▸ DATA EXTRACT
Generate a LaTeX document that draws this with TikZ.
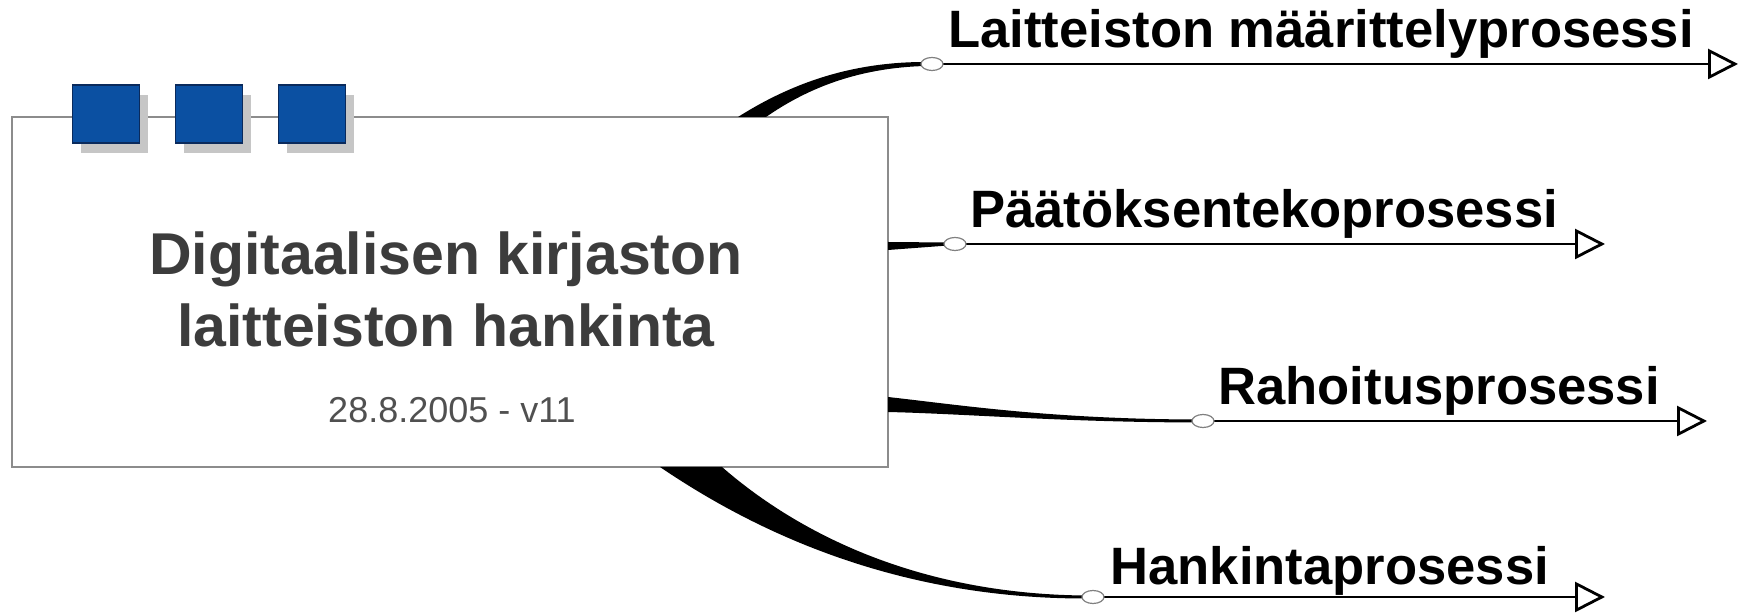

==

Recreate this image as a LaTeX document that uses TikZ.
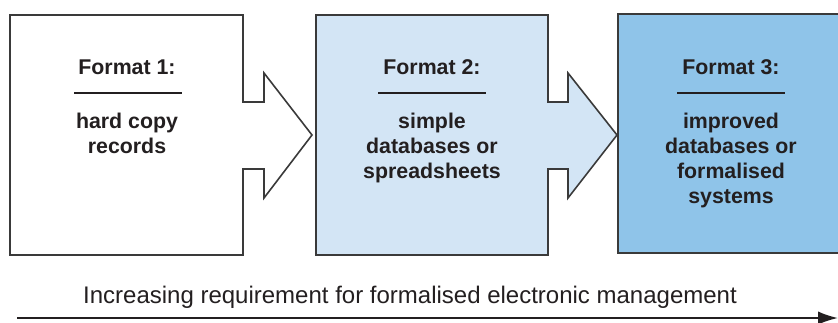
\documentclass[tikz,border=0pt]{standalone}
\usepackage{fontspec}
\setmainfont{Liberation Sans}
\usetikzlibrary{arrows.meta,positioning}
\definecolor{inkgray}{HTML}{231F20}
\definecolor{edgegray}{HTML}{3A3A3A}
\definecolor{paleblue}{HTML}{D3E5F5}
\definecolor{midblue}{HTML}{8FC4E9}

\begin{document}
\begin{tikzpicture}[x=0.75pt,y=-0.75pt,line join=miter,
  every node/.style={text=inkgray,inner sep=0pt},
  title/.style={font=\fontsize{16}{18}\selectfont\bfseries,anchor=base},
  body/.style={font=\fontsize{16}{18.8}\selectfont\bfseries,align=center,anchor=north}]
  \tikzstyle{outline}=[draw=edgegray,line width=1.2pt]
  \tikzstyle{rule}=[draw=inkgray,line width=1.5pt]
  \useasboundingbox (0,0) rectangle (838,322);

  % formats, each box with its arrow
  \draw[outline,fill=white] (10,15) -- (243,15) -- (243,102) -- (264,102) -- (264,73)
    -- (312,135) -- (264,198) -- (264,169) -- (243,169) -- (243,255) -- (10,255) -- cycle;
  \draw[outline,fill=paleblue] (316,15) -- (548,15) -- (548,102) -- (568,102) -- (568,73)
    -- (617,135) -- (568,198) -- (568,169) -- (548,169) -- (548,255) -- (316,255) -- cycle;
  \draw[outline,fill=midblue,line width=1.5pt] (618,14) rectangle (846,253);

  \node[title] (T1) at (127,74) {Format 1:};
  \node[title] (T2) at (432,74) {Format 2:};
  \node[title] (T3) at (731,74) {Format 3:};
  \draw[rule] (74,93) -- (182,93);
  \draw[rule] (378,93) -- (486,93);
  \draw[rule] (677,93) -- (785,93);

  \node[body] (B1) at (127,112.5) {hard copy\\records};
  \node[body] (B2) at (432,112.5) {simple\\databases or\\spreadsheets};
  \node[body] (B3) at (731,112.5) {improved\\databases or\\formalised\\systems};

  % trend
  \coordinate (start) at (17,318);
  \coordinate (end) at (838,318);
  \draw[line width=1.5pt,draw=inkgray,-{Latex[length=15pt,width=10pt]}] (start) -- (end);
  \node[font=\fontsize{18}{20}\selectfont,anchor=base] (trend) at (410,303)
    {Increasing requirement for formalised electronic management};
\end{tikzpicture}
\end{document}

▸ WHAT THIS TASK INVOLVES
Copy the listing above exactly, but only from the line with "Recreate this image" through the line with "(B3) at (731,112.5)", including those two lines and excluding any picture.

▸ RESULT BELOW
Recreate this image as a LaTeX document that uses TikZ.
\documentclass[tikz,border=0pt]{standalone}
\usepackage{fontspec}
\setmainfont{Liberation Sans}
\usetikzlibrary{arrows.meta,positioning}
\definecolor{inkgray}{HTML}{231F20}
\definecolor{edgegray}{HTML}{3A3A3A}
\definecolor{paleblue}{HTML}{D3E5F5}
\definecolor{midblue}{HTML}{8FC4E9}

\begin{document}
\begin{tikzpicture}[x=0.75pt,y=-0.75pt,line join=miter,
  every node/.style={text=inkgray,inner sep=0pt},
  title/.style={font=\fontsize{16}{18}\selectfont\bfseries,anchor=base},
  body/.style={font=\fontsize{16}{18.8}\selectfont\bfseries,align=center,anchor=north}]
  \tikzstyle{outline}=[draw=edgegray,line width=1.2pt]
  \tikzstyle{rule}=[draw=inkgray,line width=1.5pt]
  \useasboundingbox (0,0) rectangle (838,322);

  % formats, each box with its arrow
  \draw[outline,fill=white] (10,15) -- (243,15) -- (243,102) -- (264,102) -- (264,73)
    -- (312,135) -- (264,198) -- (264,169) -- (243,169) -- (243,255) -- (10,255) -- cycle;
  \draw[outline,fill=paleblue] (316,15) -- (548,15) -- (548,102) -- (568,102) -- (568,73)
    -- (617,135) -- (568,198) -- (568,169) -- (548,169) -- (548,255) -- (316,255) -- cycle;
  \draw[outline,fill=midblue,line width=1.5pt] (618,14) rectangle (846,253);

  \node[title] (T1) at (127,74) {Format 1:};
  \node[title] (T2) at (432,74) {Format 2:};
  \node[title] (T3) at (731,74) {Format 3:};
  \draw[rule] (74,93) -- (182,93);
  \draw[rule] (378,93) -- (486,93);
  \draw[rule] (677,93) -- (785,93);

  \node[body] (B1) at (127,112.5) {hard copy\\records};
  \node[body] (B2) at (432,112.5) {simple\\databases or\\spreadsheets};
  \node[body] (B3) at (731,112.5) {improved\\databases or\\formalised\\systems};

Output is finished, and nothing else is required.